* Set problem
Print, word for word, the opening line of the data below and every line after it through the line that contains "const telomerasePolymorphismErr = [0, 2.57, 1.7, 2.35];", but not the pictures.

begin

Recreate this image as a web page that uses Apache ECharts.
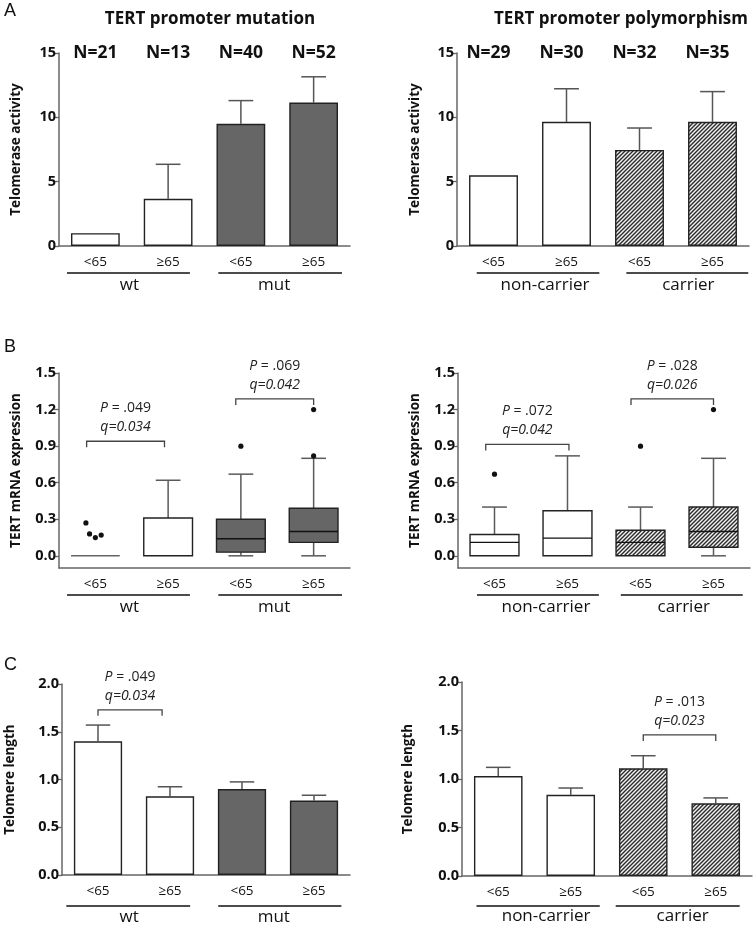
<!DOCTYPE html>
<html><head><meta charset="utf-8">
<script src="https://cdn.jsdelivr.net/npm/echarts@6/dist/echarts.min.js"></script>
<style>html,body{margin:0;padding:0;background:#fff}#c{width:755px;height:926px}</style>
</head><body><div id="c"></div>
<script>
// ---------------- DATA ----------------
const ageCategories = ['<65', '≥65', '<65', '≥65'];
const mutationGroups = ['wt', 'mut'];
const polymorphismGroups = ['non-carrier', 'carrier'];
const mutationN = [21, 13, 40, 52];
const polymorphismN = [29, 30, 32, 35];

const telomeraseMutation = [1.0, 3.67, 9.5, 11.15];
const telomeraseMutationErr = [0, 2.68, 1.8, 2.0];
const telomerasePolymorphism = [5.5, 9.65, 7.47, 9.65];
const telomerasePolymorphismErr = [0, 2.57, 1.7, 2.35];

// [min, Q1, median, Q3, max]
const mrnaMutationBox = [[0, 0, 0, 0, 0], [0, 0, 0, 0.31, 0.62], [0, 0.03, 0.14, 0.30, 0.67], [0, 0.11, 0.20, 0.39, 0.80]];
const mrnaMutationOutliers = [[0, 0.27], [0, 0.18], [0, 0.15], [0, 0.17], [2, 0.90], [3, 1.20], [3, 0.82]];
const mrnaMutationJitter = [-0.13, -0.08, 0, 0.08, 0, 0, 0];
const mrnaPolymorphismBox = [[0, 0, 0.11, 0.175, 0.40], [0, 0, 0.145, 0.37, 0.82], [0, 0, 0.11, 0.21, 0.40], [0, 0.07, 0.20, 0.40, 0.80]];
const mrnaPolymorphismOutliers = [[0, 0.67], [2, 0.90], [3, 1.20]];
const mrnaPolymorphismJitter = [0, 0, 0];
const mrnaTicks = [0, 0.3, 0.6, 0.9, 1.2, 1.5];

const telomereMutation = [1.40, 0.824, 0.90, 0.78];
const telomereMutationErr = [0.17, 0.10, 0.075, 0.055];
const telomerePolymorphism = [1.03, 0.837, 1.11, 0.75];
const telomerePolymorphismErr = [0.09, 0.07, 0.13, 0.055];

const mrnaMutationTests = [{from: 0, to: 1, y: 0.94, p: '.049', q: '0.034'}, {from: 2, to: 3, y: 1.287, p: '.069', q: '0.042'}];
const mrnaPolymorphismTests = [{from: 0, to: 1, y: 0.914, p: '.072', q: '0.042'}, {from: 2, to: 3, y: 1.287, p: '.028', q: '0.026'}];
const telomereMutationTests = [{from: 0, to: 1, y: 1.73, p: '.049', q: '0.034'}];
const telomerePolymorphismTests = [{from: 2, to: 3, y: 1.454, p: '.013', q: '0.023'}];

// ---------------- STYLE ----------------
const FONT = '"Open Sans", "DejaVu Sans", sans-serif';
function makeHatch() {
  const s = 4, c = document.createElement('canvas');
  c.width = s; c.height = s;
  const g = c.getContext('2d');
  g.fillStyle = '#f2f2f2'; g.fillRect(0, 0, s, s);
  g.strokeStyle = '#2a2a2a'; g.lineWidth = 1.4;
  g.beginPath();
  g.moveTo(-1, s + 1); g.lineTo(s + 1, -1);
  g.moveTo(-1, 1); g.lineTo(1, -1);
  g.moveTo(s - 1, s + 1); g.lineTo(s + 1, s - 1);
  g.stroke();
  return c;
}
const hatch = {image: makeHatch(), repeat: 'repeat'};
const mutFills = ['#ffffff', '#ffffff', '#666666', '#666666'];
const polyFills = ['#ffffff', '#ffffff', hatch, hatch];

const panels = [
  {kind: 'bar', left: 59, top: 53, width: 291, height: 193, ymin: 0, ymax: 15, interval: 5, dec: 0,
   name: 'Telomerase activity', nameGap: 36, values: telomeraseMutation, err: telomeraseMutationErr, fills: mutFills,
   groups: mutationGroups, groupSpan: [[-0.39, 0.3], [-0.31, 0.39]], groupDx: [1, -6], n: mutationN, nDx: 0,
   lineDy: 27, groupDy: 39},
  {kind: 'bar', left: 457, top: 53, width: 292, height: 193, ymin: 0, ymax: 15, interval: 5, dec: 0,
   name: 'Telomerase activity', nameGap: 35, values: telomerasePolymorphism, err: telomerasePolymorphismErr, fills: polyFills,
   groups: polymorphismGroups, groupSpan: [[-0.23, 0.45], [-0.18, 0.49]], groupDx: [7, 1], n: polymorphismN, nDx: -5,
   lineDy: 27, groupDy: 39},
  {kind: 'box', left: 59, top: 373, width: 291, height: 195, ymin: -0.1, ymax: 1.5, ticks: mrnaTicks, dec: 1,
   name: 'TERT mRNA expression', nameGap: 36, box: mrnaMutationBox, outliers: mrnaMutationOutliers, jitter: mrnaMutationJitter,
   fills: mutFills, groups: mutationGroups, groupSpan: [[-0.39, 0.3], [-0.31, 0.39]], groupDx: [1, -6],
   tests: mrnaMutationTests, bracketDx: [[-0.12, -0.05], [-0.07, 0]], lineDy: 27, groupDy: 39},
  {kind: 'box', left: 458, top: 373, width: 292, height: 195, ymin: -0.1, ymax: 1.5, ticks: mrnaTicks, dec: 1,
   name: 'TERT mRNA expression', nameGap: 36, box: mrnaPolymorphismBox, outliers: mrnaPolymorphismOutliers, jitter: mrnaPolymorphismJitter,
   fills: polyFills, groups: polymorphismGroups, groupSpan: [[-0.24, 0.43], [-0.27, 0.4]], groupDx: [8, 2],
   tests: mrnaPolymorphismTests, bracketDx: [[-0.12, 0.02], [-0.13, 0]], lineDy: 27, groupDy: 39},
  {kind: 'bar', left: 62, top: 684, width: 288, height: 191, ymin: 0, ymax: 2, interval: 0.5, dec: 1,
   name: 'Telomere length', nameGap: 45, values: telomereMutation, err: telomereMutationErr, fills: mutFills,
   groups: mutationGroups, groupSpan: [[-0.44, 0.28], [-0.33, 0.38]], groupDx: [1, -6],
   tests: telomereMutationTests, bracketDx: [[0, -0.11]], lineDy: 31, groupDy: 42},
  {kind: 'bar', left: 462, top: 682, width: 290, height: 194, ymin: 0, ymax: 2, interval: 0.5, dec: 1,
   name: 'Telomere length', nameGap: 47, values: telomerePolymorphism, err: telomerePolymorphismErr, fills: polyFills,
   groups: polymorphismGroups, groupSpan: [[-0.3, 0.4], [-0.38, 0.33]], groupDx: [8, 5],
   tests: telomerePolymorphismTests, bracketDx: [[0, 0]], lineDy: 30, groupDy: 40}
];

// ---------------- RENDERERS ----------------
function errorRender(params, api) {
  const e = api.value(2);
  if (!e) return null;
  const i = api.value(0), v = api.value(1);
  const p0 = api.coord([i, v]), p1 = api.coord([i, v + e]);
  const cap = api.size([1, 0])[0] * 0.17;
  return {type: 'group', children: [
    {type: 'line', shape: {x1: p0[0], y1: p0[1], x2: p1[0], y2: p1[1]}, style: {stroke: '#555', lineWidth: 1.5}},
    {type: 'line', shape: {x1: p1[0] - cap, y1: p1[1], x2: p1[0] + cap, y2: p1[1]}, style: {stroke: '#555', lineWidth: 1.5}}
  ]};
}
function boxRender(fills) {
  return function (params, api) {
    const i = api.value(0), mn = api.value(1), q1 = api.value(2), md = api.value(3), q3 = api.value(4), mx = api.value(5);
    const cw = api.size([1, 0])[0], bw = cw * 0.67, cap = cw * 0.17;
    const cx = api.coord([i, 0])[0];
    const Y = v => api.coord([i, v])[1];
    const ch = [];
    const ws = {stroke: '#5a5a5a', lineWidth: 1.5};
    if (mx > q3) {
      ch.push({type: 'line', shape: {x1: cx, y1: Y(q3), x2: cx, y2: Y(mx)}, style: ws});
      ch.push({type: 'line', shape: {x1: cx - cap, y1: Y(mx), x2: cx + cap, y2: Y(mx)}, style: ws});
    }
    if (mn < q1) {
      ch.push({type: 'line', shape: {x1: cx, y1: Y(q1), x2: cx, y2: Y(mn)}, style: ws});
      ch.push({type: 'line', shape: {x1: cx - cap, y1: Y(mn), x2: cx + cap, y2: Y(mn)}, style: ws});
    }
    if (q3 > q1) {
      ch.push({type: 'rect', shape: {x: cx - bw / 2, y: Y(q3), width: bw, height: Y(q1) - Y(q3)},
        style: {fill: fills[i], stroke: '#222', lineWidth: 1.4}});
      if (md > q1) ch.push({type: 'line', shape: {x1: cx - bw / 2, y1: Y(md), x2: cx + bw / 2, y2: Y(md)}, style: {stroke: '#111', lineWidth: 1.4}});
    } else {
      ch.push({type: 'line', shape: {x1: cx - bw / 2, y1: Y(q1), x2: cx + bw / 2, y2: Y(q1)}, style: {stroke: '#666', lineWidth: 1.5}});
    }
    return {type: 'group', children: ch};
  };
}
function outlierRender(params, api) {
  const cw = api.size([1, 0])[0];
  const p = api.coord([api.value(0), api.value(1)]);
  return {type: 'circle', shape: {cx: p[0] + api.value(2) * cw, cy: p[1], r: 2.6}, style: {fill: '#111'}};
}
function annotationRender(p) {
  return function (params, api) {
    const cw = api.size([1, 0])[0];
    const base = api.coord([0, p.ymin])[1];
    const ch = [];
    p.groups.forEach((g, gi) => {
      const x0 = api.coord([gi * 2, 0])[0] + p.groupSpan[gi][0] * cw;
      const x1 = api.coord([gi * 2 + 1, 0])[0] + p.groupSpan[gi][1] * cw;
      ch.push({type: 'line', shape: {x1: x0, y1: base + p.lineDy, x2: x1, y2: base + p.lineDy}, style: {stroke: '#111', lineWidth: 1.6}});
      ch.push({type: 'text', style: {text: g, x: (x0 + x1) / 2 + p.groupDx[gi], y: base + p.groupDy,
        fontSize: 17, fontFamily: FONT, fill: '#111', align: 'center', verticalAlign: 'middle'}});
    });
    if (p.n) {
      p.n.forEach((n, i) => {
        const pt = api.coord([i, p.ymax]);
        ch.push({type: 'text', style: {text: 'N=' + n, x: pt[0] + p.nDx, y: pt[1], fontSize: 17.5, fontWeight: 'bold',
          fontFamily: FONT, fill: '#111', align: 'center', verticalAlign: 'middle'}});
      });
    }
    (p.tests || []).forEach((t, ti) => {
      const xa = api.coord([t.from, 0])[0] + p.bracketDx[ti][0] * cw;
      const xb = api.coord([t.to, 0])[0] + p.bracketDx[ti][1] * cw;
      const yb = api.coord([0, t.y])[1];
      ch.push({type: 'polyline', shape: {points: [[xa, yb + 6], [xa, yb], [xb, yb], [xb, yb + 6]]},
        style: {stroke: '#444', lineWidth: 1.3, fill: null}});
      const mx = (xa + xb) / 2;
      ch.push({type: 'text', style: {text: '{i|P} = ' + t.p, x: mx, y: yb - 33, fontSize: 14, fontFamily: FONT, fill: '#222',
        align: 'center', verticalAlign: 'middle', rich: {i: {fontStyle: 'italic', fontSize: 14, fontFamily: FONT, fill: '#222'}}}});
      ch.push({type: 'text', style: {text: 'q=' + t.q, x: mx, y: yb - 14, fontSize: 14, fontStyle: 'italic', fontFamily: FONT, fill: '#222',
        align: 'center', verticalAlign: 'middle'}});
    });
    return {type: 'group', children: ch};
  };
}

// ---------------- OPTION ----------------
const grid = [], xAxis = [], yAxis = [], series = [];
panels.forEach((p, k) => {
  grid.push({left: p.left, top: p.top, width: p.width, height: p.height});
  xAxis.push({gridIndex: k, type: 'category', data: ageCategories,
    axisTick: {show: false}, axisLine: {onZero: false, lineStyle: {color: '#666', width: 1.5}},
    axisLabel: {margin: 9, fontSize: 13.5, color: '#111', fontFamily: FONT}});
  const ya = {gridIndex: k, type: 'value', min: p.ymin, max: p.ymax,
    axisLine: {show: true, lineStyle: {color: '#666', width: 1.5}},
    axisTick: {show: true, length: 5, lineStyle: {color: '#666', width: 1.3}},
    splitLine: {show: false},
    axisLabel: {margin: 3, fontSize: 14.5, fontWeight: 'bold', color: '#111', fontFamily: FONT,
      formatter: v => Number(v).toFixed(p.dec)},
    name: p.name, nameLocation: 'middle', nameGap: p.nameGap,
    nameTextStyle: {fontSize: 13.5, fontWeight: 'bold', color: '#111', fontFamily: FONT}};
  if (p.ticks) {
    ya.axisLabel.customValues = p.ticks;
    ya.axisTick.customValues = p.ticks;
  } else {
    ya.interval = p.interval;
  }
  yAxis.push(ya);
  if (p.kind === 'bar') {
    series.push({type: 'bar', xAxisIndex: k, yAxisIndex: k, barWidth: '67%',
      data: p.values.map((v, i) => ({value: v, itemStyle: {color: p.fills[i]}})),
      itemStyle: {borderColor: '#222', borderWidth: 1.4}, silent: true, z: 3});
    series.push({type: 'custom', xAxisIndex: k, yAxisIndex: k, renderItem: errorRender, clip: false,
      encode: {x: 0, y: 1}, data: p.values.map((v, i) => [i, v, p.err[i]]), silent: true, z: 2});
  } else {
    series.push({type: 'custom', xAxisIndex: k, yAxisIndex: k, renderItem: boxRender(p.fills), clip: false,
      encode: {x: 0, y: [1, 2, 3, 4, 5]}, data: p.box.map((b, i) => [i].concat(b)), silent: true, z: 3});
    series.push({type: 'custom', xAxisIndex: k, yAxisIndex: k, renderItem: outlierRender, clip: false,
      encode: {x: 0, y: 1}, data: p.outliers.map((o, i) => [o[0], o[1], p.jitter[i]]), silent: true, z: 4});
  }
  series.push({type: 'custom', xAxisIndex: k, yAxisIndex: k, renderItem: annotationRender(p), clip: false,
    encode: {x: 0, y: 1}, data: [[0, p.ymin]], silent: true, z: 5});
});

const graphic = [
  {type: 'text', left: 4, top: 2, style: {text: 'A', fontSize: 18, fontFamily: '"Liberation Sans", Arial, sans-serif', fill: '#111'}},
  {type: 'text', left: 4, top: 338, style: {text: 'B', fontSize: 18, fontFamily: '"Liberation Sans", Arial, sans-serif', fill: '#111'}},
  {type: 'text', left: 4, top: 656, style: {text: 'C', fontSize: 18, fontFamily: '"Liberation Sans", Arial, sans-serif', fill: '#111'}},
  {type: 'text', x: 210, y: 19, style: {text: 'TERT promoter mutation', fontSize: 17, fontWeight: 'bold', fontFamily: FONT, fill: '#111', align: 'center', verticalAlign: 'middle'}},
  {type: 'text', x: 621, y: 19, style: {text: 'TERT promoter polymorphism', fontSize: 17, fontWeight: 'bold', fontFamily: FONT, fill: '#111', align: 'center', verticalAlign: 'middle'}}
];

const chart = echarts.init(document.getElementById('c'), null, {renderer: 'canvas'});
chart.setOption({animation: false, backgroundColor: '#fff', grid, xAxis, yAxis, series, graphic});
</script>
</body></html>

end

* Answer for this exercise
Recreate this image as a web page that uses Apache ECharts.
<!DOCTYPE html>
<html><head><meta charset="utf-8">
<script src="https://cdn.jsdelivr.net/npm/echarts@6/dist/echarts.min.js"></script>
<style>html,body{margin:0;padding:0;background:#fff}#c{width:755px;height:926px}</style>
</head><body><div id="c"></div>
<script>
// ---------------- DATA ----------------
const ageCategories = ['<65', '≥65', '<65', '≥65'];
const mutationGroups = ['wt', 'mut'];
const polymorphismGroups = ['non-carrier', 'carrier'];
const mutationN = [21, 13, 40, 52];
const polymorphismN = [29, 30, 32, 35];

const telomeraseMutation = [1.0, 3.67, 9.5, 11.15];
const telomeraseMutationErr = [0, 2.68, 1.8, 2.0];
const telomerasePolymorphism = [5.5, 9.65, 7.47, 9.65];
const telomerasePolymorphismErr = [0, 2.57, 1.7, 2.35];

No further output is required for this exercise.